The resolution was taken during an Elephant summit attended by tourism delegates who form part of the Kavango-Zambezi Trans-frontier Conservation Area (KAZA) held in Kasane, Botswana, earlier in May.
Botswana has been experiencing an increase in the population of elephants, forcing the majestic animals to move closer to villages in search of food, resulting in human fatalities.
Africa is home to over 470 000 elephant – the largest number of 290 000 found in Southern Africa.
Kasane is home to 130 elephants. The region has experienced an increase in the population of these majestic animals over the years, making it almost impossible for wildlife and humans to co-exist.
Elephant attack survivor, Moana Samokando, says that he was attacked by the animal on his way to work.
“I was on my way to work when the animal came from the trees behind me and attacked me. I didn’t see it attacking.”
Since then, Samokando has been living with an injury that has affected his health, limiting his ability to work as he did before.
“I rely on manual labour doing part-time jobs in the village. Now I don’t get as much work as I did before. I can only do minimal work.”
The family now depends on the government feeding scheme to get by.
The recent gathering of the Kasane Elephant Summit came at the time when the residents were desperate for a solution. Wildlife Conservationist, Tom Steel, says Ivory trade has gone unreported.
“Trade of ivory has also gone unreported in cases where airport securities have not been aware on the latest trend of people wearing ivory as part of their clothing and are able to trade ivory from these countries.”
The elephant remains one of the endangered species in some parts of the continent. IUCN Co-Chairperson, Ben Okita, says Tanzania is one of the countries with the lowest number of elephants due to poaching.
“Countries such as Tanzania remain the lowest with number of elephant population due to the severity of poaching. I hope the summit will provide all parties involved with a practical and progressive solution. It will take a lot of money but it is possible to redistribute the number of elephant evenly in the continent without having to kill them.”
And this is what the conference agreed on. Botswana Minister of Wildlife and Tourism, Kitso Mokaila, says that they took into consideration the safety of Botswana.

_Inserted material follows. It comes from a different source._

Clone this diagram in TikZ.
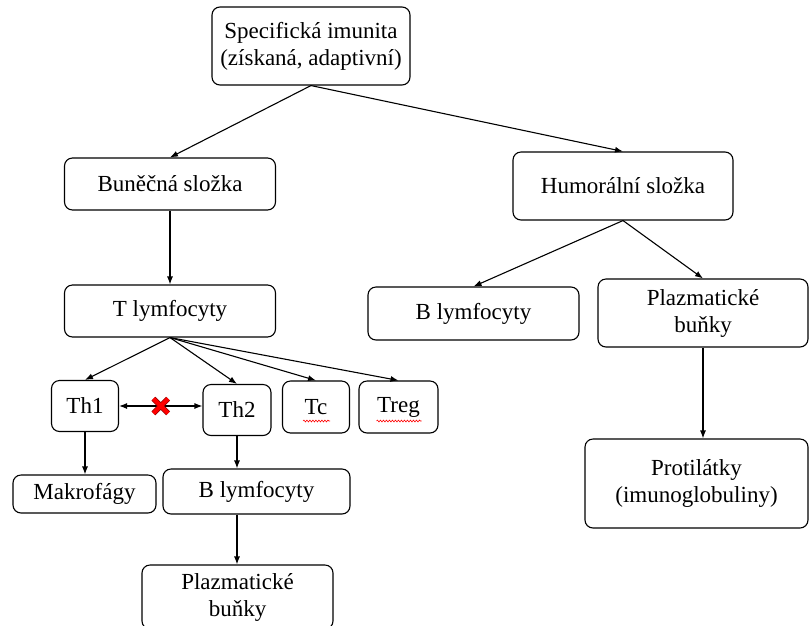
\documentclass[tikz,border=0pt]{standalone}
\usepackage{fontspec}
\setmainfont{Liberation Serif}
\usetikzlibrary{positioning,arrows.meta,calc,shapes.misc,decorations.pathmorphing}

\begin{document}
\begin{tikzpicture}[x=1pt, y=-1pt, every node/.style={font=\fontsize{23}{27}\selectfont}]
  \tikzset{
    box/.style={draw, line width=1.1pt, rounded corners=8pt, align=center, inner sep=0pt},
    arr/.style={-{Latex[length=8pt,width=6pt]}, line width=1.1pt},
    blocked/.style={cross out, draw=red!55!black, double=red, double distance=4pt, line width=0.7pt, minimum size=14pt, inner sep=0pt},
    spell/.style={draw=red, line width=0.6pt, decorate, decoration={snake, amplitude=0.9pt, segment length=3pt}}
  }
  \useasboundingbox (0,0) rectangle (811,625);

  % top level
  \node[box, minimum width=198pt, minimum height=78pt] (imunita) at (311,46) {Specifická imunita\\(získaná, adaptivní)};

  % two branches
  \node[box, minimum width=211pt, minimum height=52pt] (bunecna)   at (170,184) {Buněčná složka};
  \node[box, minimum width=220pt, minimum height=68pt] (humoralni) at (623,186) {Humorální složka};

  % cellular part
  \node[box, minimum width=211pt, minimum height=52pt] (tlymf) at (170,311) {T lymfocyty};
  \node[box, minimum width=67pt, minimum height=51pt]  (th1)   at (85,406)  {Th1};
  \node[box, minimum width=68pt, minimum height=51pt]  (th2)   at (237,410) {Th2};
  \node[box, minimum width=67pt, minimum height=52pt]  (tc)    at (316,407) {Tc};
  \node[box, minimum width=79pt, minimum height=52pt]  (treg)  at (398.5,407) {Treg};
  \node[box, minimum width=143pt, minimum height=38pt] (makro) at (84.5,494) {Makrofágy};
  \node[box, minimum width=187pt, minimum height=45pt] (blymL) at (256.5,491.5) {B lymfocyty};
  \node[box, minimum width=191pt, minimum height=64pt] (plazL) at (237.5,597) {Plazmatické\\buňky};

  % humoral part
  \node[box, minimum width=211pt, minimum height=53pt] (blymR)  at (473.5,313.5) {B lymfocyty};
  \node[box, minimum width=210pt, minimum height=68pt] (plazR)  at (703,313)   {Plazmatické\\buňky};
  \node[box, minimum width=223pt, minimum height=89pt] (protil) at (696.5,483.5) {Protilátky\\(imunoglobuliny)};

  % connectors
  \draw[arr] (imunita.south) -- (bunecna.north);
  \draw[arr] (imunita.south) -- (humoralni.north);
  \draw[arr] (bunecna.south) -- (tlymf.north);
  \foreach \t in {th1,th2,tc,treg}
    \draw[arr] (tlymf.south) -- (\t.north);
  \draw[arr, {Latex[length=8pt,width=6pt]}-{Latex[length=8pt,width=6pt]}] (th1.east) -- (th1.east -| th2.west);
  \node[blocked] (stop) at ($(th1.east)!0.5!(th1.east -| th2.west)$) {};
  \draw[arr] (th1.south) -- (makro.north -| th1.south);
  \draw[arr] (th2.south) -- (blymL.north -| th2.south);
  \draw[arr] (blymL.south -| th2.south) -- (plazL.north -| th2.south);
  \draw[arr] (humoralni.south) -- (blymR.north);
  \draw[arr] (humoralni.south) -- (plazR.north);
  \draw[arr] (plazR.south) -- (protil.north -| plazR.south);

  % spell-check marks
  \draw[spell] ($(tc.center)+(-13,14)$) -- ($(tc.center)+(14,14)$);
  \draw[spell] ($(treg.center)+(-22,14)$) -- ($(treg.center)+(23,14)$);
\end{tikzpicture}
\end{document}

“We worked to develop common regional position on elephant management and called to be able to trade and better benefit from our natural endowments so they may help us to eradicate poverty and improve the quality of life for rural communities. One life lost is one life too many. Of course we took to consideration the safety of the people of Botswana and we hope going forward we can achieve a harmonious coexisted of people and our animals.”
With the removal of anti-hunting ban, the people of Botswana can now make use of the wildlife expertise to reduce the number of elephants in the country.